List od misjonarza z Kenii

Szczęść Boże,

Drodzy Dobrodzieje i Sympatycy Misji

Serdecznie pozdrawiam z mojej misji w Nairobi, w Kenii i życzę wszystkiego dobrego. 

Od mego powrotu z Polski pod koniec sierpnia tego roku minęło już trochę czasu, więc skreślam kilka zdań, by podzielić się garścią różnych wiadomości z mojej misji. Obecny czas w październiku, jest szczególnym czasem dla misji, albowiem 22-go października w Kościele Katolickim jest świętowana kolejna Niedziela Misyjna rozpoczynająca cały Tydzień Misyjny. Wierni wraz z duszpasterzami w całym Kościele modlą się dziś w intencji misji i nas – misjonarzy. Dla mnie osobiście i wszystkich misjonarzy, misjonarek oraz ludzi świeckich pracujących na misjach, jest to wielka radość i wdzięczność wobec wszystkich za ten piękny duchowy dar. Każdy z nas misjonarzy na różny sposób, dziękuje Bogu za dar powołania misyjnego oraz każdą modlitwę kierowaną do Boga za misje i misjonarzy. Proszę więc o dalszą pamięć i wsparcie misji w każdym wymiarze, na ile to jest możliwe. Szczególnie poprzez dar modlitwy, byśmy mogli uczynić jeszcze wiele dobra, tak zarówno w wymiarze duchowym, jak i innym, a szczególnie formacji i edukacji młodego człowieka. 

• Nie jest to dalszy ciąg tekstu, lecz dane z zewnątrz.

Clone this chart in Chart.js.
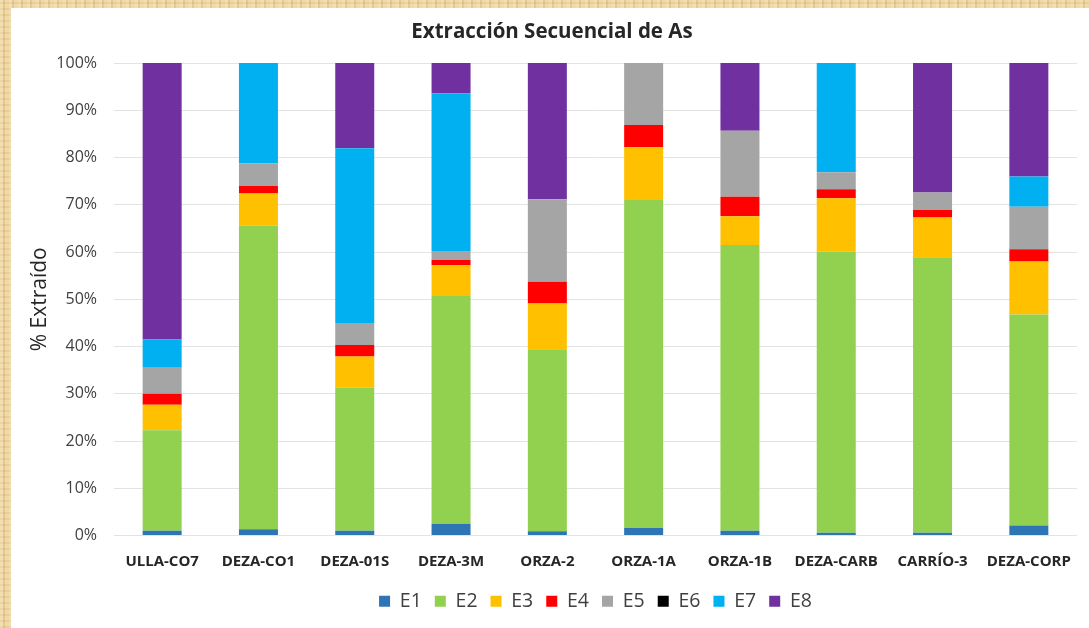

Na wstępie jednak pragnę podziękować Bogu za udane i bezpieczne wakacje, spotkania z wieloma ludźmi w tym także i z Wami. Bardzo się cieszę z tych spotkań i rozmów oraz zapewnień o modlitwie w intencji mnie i mojej misji. Wraz z moimi afrykańskimi braćmi i siostrami poprzez dar modlitwy polecam Bogu Wasze codzienne sprawy.  Niech Bóg Wam błogosławi i stokrotnie wynagradza, każdy dobry czyn na rzecz misji

Ja obecnie po powrocie z urlopu w Polsce, po trzech latach pracy w Don Bosco Boys’ Town – Nairobi, gdzie byłem dyrektorem wspólnoty, zostałem przeniesiony do nowej palcówki misyjnej, również w Nairobi, BOSCO BOYS LANGATA, gdzie opiekuje się dziećmi ulicy. Ciekawa, a zarazem inna i trudna praca, wymagająca innego nastawienia i relacji do podopiecznych. Są to chłopcy w wieku od 11 do 17 lat, którzy z różnych względów, zostali zmuszeni do opuszczenia domu i szukania lepszego życia na ulicy. Część z nich uczyniła to z powodów finansowych czyli wielkiej biedy, ale przede wszystkim z braku miłości i zrozumienia w rodzinie, a zarazem złego traktowania, bycia bitym przez najbliższych oraz całkowitym brakiem zainte-resowania. Bez rodziny, najbliższych, przyjaciół oraz kolegów, pozostawieni samym sobie na ulicy, która nie przyniosła im wolności, a jedynie smutne i trudne, a często także pełne grozy doświadczenia. Znajdując się na ulicy musieli zderzyć z nowa rzeczywistością, czyli kolejnymi brakami: brakiem wystarczającej ilości jedzenia, czystej wody, lóżka, edukacji i wielu innych. Wielu chłopców w rozmowie ze mną potwierdziło to, że był to trudny czas z którym musieli się zmierzyć.

Często zadaję sobie pytanie, dlaczego jest tak, że wiele dzieci zamiast doświadczać miłości i różnorakiej pomocy od rodziców i najbliższych zmuszonych jest tak przeżywać swoje dzieciństwo. Odpowiedzi na to pytanie jest wiele…

Nasi chłopcy, którzy mieszkali na ulicy miesiąc lub dwa i więcej, a część nawet kilka lat, mają przeróżne doświadczenia. Czasem trudno jest w to wszystko uwierzyć, w głowie pojawiają kolejne pytania, czy to jest prawda, czy to możliwe… Niestety, okazuje się że tak.

Zbliżając się do miesiąca listopada, w którym w szczególny sposób pamiętamy o naszych drogich zmarłych, pragnę poinformować o możliwości zamówienia mszy św. u mnie, za co będę bardzo wdzięczny. Będzie to również konkretna pomoc finansowa mojej misji.

Z wyrazami szacunku, wdzięczności wraz z darem modlitwy i kapłańskim błogosławieństwem.